*GIVEN INSTRUCTION*: In the lines below, output everything from the first line through the line containing "1.1, 1.12, 1.14];" exactly as it is. Pictures are not part of the output.

[START OF SOURCE DATA]

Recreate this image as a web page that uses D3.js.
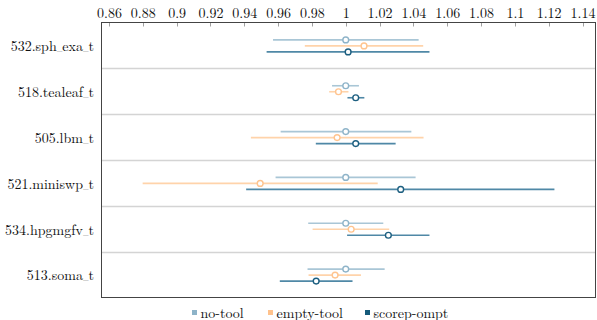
<html>
<head>
<meta charset="utf-8">
<title>overhead</title>
<style>
  body { margin: 0; background: #fff; }
</style>
</head>
<body>
<script src="https://d3js.org/d3.v7.min.js"></script>
<script>
var benchmarks = ["532.sph_exa_t", "518.tealeaf_t", "505.lbm_t", "521.miniswp_t", "534.hpgmgfv_t", "513.soma_t"];
var seriesNames = ["no-tool", "empty-tool", "scorep-ompt"];
var xTicks = [0.86, 0.88, 0.9, 0.92, 0.94, 0.96, 0.98, 1, 1.02, 1.04, 1.06, 1.08, 1.1, 1.12, 1.14];

// median, low, high per benchmark
var noToolMid  = [1.0,    1.0,    1.0,    1.0,    1.0,    1.0];
var noToolLow  = [0.957,  0.9919, 0.9615, 0.9585, 0.9778, 0.9774];
var noToolHigh = [1.0431, 1.0078, 1.0388, 1.0413, 1.0222, 1.023];

var emptyMid  = [1.0108, 0.9957, 0.9949, 0.9494, 1.0032, 0.9937];
var emptyLow  = [0.9758, 0.9902, 0.9439, 0.8799, 0.9804, 0.978];
var emptyHigh = [1.0458, 1.0016, 1.046,  1.0189, 1.0257, 1.009];

var scorepMid  = [1.0014, 1.0059, 1.0059, 1.0325, 1.0252, 0.9825];
var scorepLow  = [0.9532, 1.001,  0.9823, 0.9411, 1.0008, 0.961];
var scorepHigh = [1.0495, 1.011,  1.0295, 1.1234, 1.0495, 1.004];

var lineColors = ["#a9c6d6", "#ffd3aa", "#4f88a6"];
var markColors = ["#8fb4c9", "#ffc48f", "#1d5f80"];
var legendColors = ["#8db3c8", "#ffc28c", "#155a7a"];

var serif = "'Latin Modern Roman'";
var width = 597, height = 320;
var frame = {left: 101.5, right: 595.5, top: 22.5, bottom: 297.5};

var svg = d3.select("body").append("svg").attr("width", width).attr("height", height)
  .style("font-family", serif);

var x = d3.scaleLinear().domain([0.86, 1.14]).range([109, 582.5]);
var y = d3.scaleBand().domain(benchmarks).range([frame.top, frame.bottom]);

var offsets = [-6, 0, 6];

// row separators
svg.append("g").selectAll("line")
  .data(benchmarks.slice(1))
  .enter().append("line")
  .attr("x1", frame.left).attr("x2", frame.right)
  .attr("y1", function(d){ return Math.round(y(d)) + 0.5; })
  .attr("y2", function(d){ return Math.round(y(d)) + 0.5; })
  .attr("stroke", "#d4d4d4").attr("stroke-width", 1.5);

// top axis
var xAxis = d3.axisTop(x).tickValues(xTicks).tickSize(0).tickPadding(5)
  .tickFormat(function(d){ return String(+d.toFixed(2)); });
var gx = svg.append("g").attr("transform", "translate(0," + frame.top + ")").call(xAxis);
gx.attr("font-family", null).attr("font-size", null);
gx.select(".domain").remove();
gx.selectAll("text").style("font-size", "14px").attr("fill", "#111")
  .style("font-family", serif);
svg.append("g").selectAll("line")
  .data(xTicks).enter().append("line")
  .attr("x1", function(d){ return Math.round(x(d)) + 0.5; })
  .attr("x2", function(d){ return Math.round(x(d)) + 0.5; })
  .attr("y1", frame.top).attr("y2", frame.top + 4)
  .attr("stroke", "#888").attr("stroke-width", 0.8);

// labels (underscores set smaller, like LaTeX's short \_)
svg.append("g").selectAll("text")
  .data(benchmarks).enter().append("text")
  .attr("x", 94)
  .attr("y", function(d){ return y(d) + y.bandwidth() / 2 + 1; })
  .attr("dy", "0.35em")
  .attr("text-anchor", "end")
  .style("font-size", "14px")
  .style("font-family", serif)
  .attr("fill", "#111")
  .each(function(d){
    var t = d3.select(this);
    d.split("_").forEach(function(part, i){
      if (i > 0) t.append("tspan").style("font-size", "7.5px").text("_");
      t.append("tspan").text(part);
    });
  });

// error bars
var series = [
  {mid: noToolMid, low: noToolLow, high: noToolHigh},
  {mid: emptyMid, low: emptyLow, high: emptyHigh},
  {mid: scorepMid, low: scorepLow, high: scorepHigh}
];

series.forEach(function(s, k){
  var g = svg.append("g");
  var rows = benchmarks.map(function(b, i){
    return {b: b, mid: s.mid[i], low: s.low[i], high: s.high[i]};
  });
  var cy = function(d){ return y(d.b) + y.bandwidth() / 2 + offsets[k] + 0.5; };
  g.selectAll("line").data(rows).enter().append("line")
    .attr("x1", function(d){ return x(d.low); })
    .attr("x2", function(d){ return x(d.high); })
    .attr("y1", cy).attr("y2", cy)
    .attr("stroke", lineColors[k]).attr("stroke-width", 1.6);
  g.selectAll("circle").data(rows).enter().append("circle")
    .attr("cx", function(d){ return x(d.mid); })
    .attr("cy", cy)
    .attr("r", 2.9)
    .attr("fill", "#fff")
    .attr("stroke", markColors[k])
    .attr("stroke-width", 1.4);
});

// frame
svg.append("rect")
  .attr("x", frame.left).attr("y", frame.top)
  .attr("width", frame.right - frame.left).attr("height", frame.bottom - frame.top)
  .attr("fill", "none").attr("stroke", "#444").attr("stroke-width", 1);

// legend
var legendX = [192, 268, 365];
var lg = svg.append("g");
seriesNames.forEach(function(n, k){
  lg.append("rect")
    .attr("x", legendX[k]).attr("y", 310)
    .attr("width", 5).attr("height", 5)
    .attr("fill", legendColors[k]);
  lg.append("text")
    .attr("x", legendX[k] + 8.5).attr("y", 317.5)
    .style("font-size", "14px")
    .style("font-family", serif)
    .attr("fill", "#111")
    .text(n);
});
</script>
</body>
</html>
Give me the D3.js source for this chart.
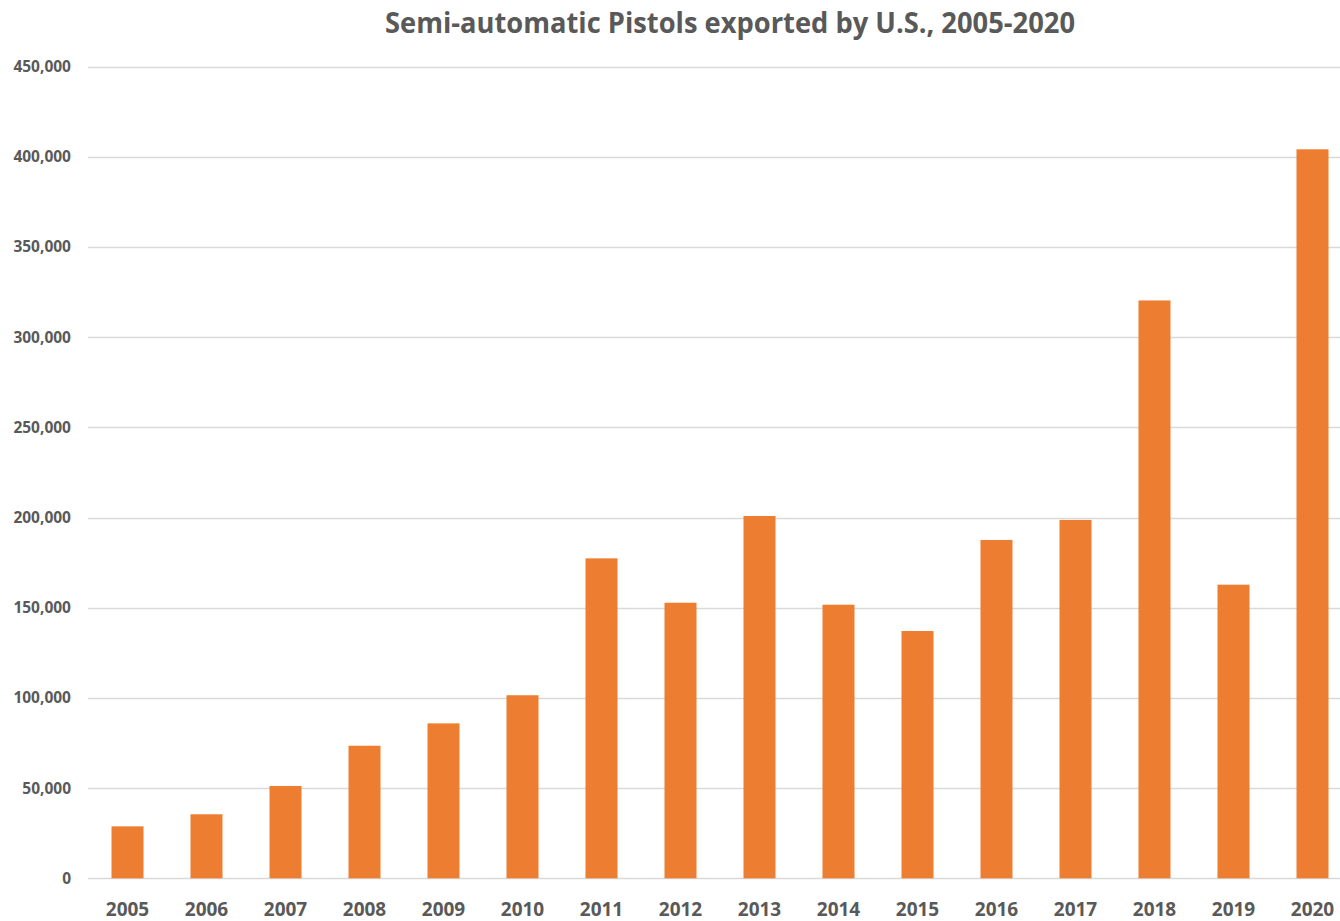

[END OF SOURCE DATA]

*WRITTEN SOLUTION*:
Recreate this image as a web page that uses D3.js.
<html>
<head>
<meta charset="utf-8">
<title>overhead</title>
<style>
  body { margin: 0; background: #fff; }
</style>
</head>
<body>
<script src="https://d3js.org/d3.v7.min.js"></script>
<script>
var benchmarks = ["532.sph_exa_t", "518.tealeaf_t", "505.lbm_t", "521.miniswp_t", "534.hpgmgfv_t", "513.soma_t"];
var seriesNames = ["no-tool", "empty-tool", "scorep-ompt"];
var xTicks = [0.86, 0.88, 0.9, 0.92, 0.94, 0.96, 0.98, 1, 1.02, 1.04, 1.06, 1.08, 1.1, 1.12, 1.14];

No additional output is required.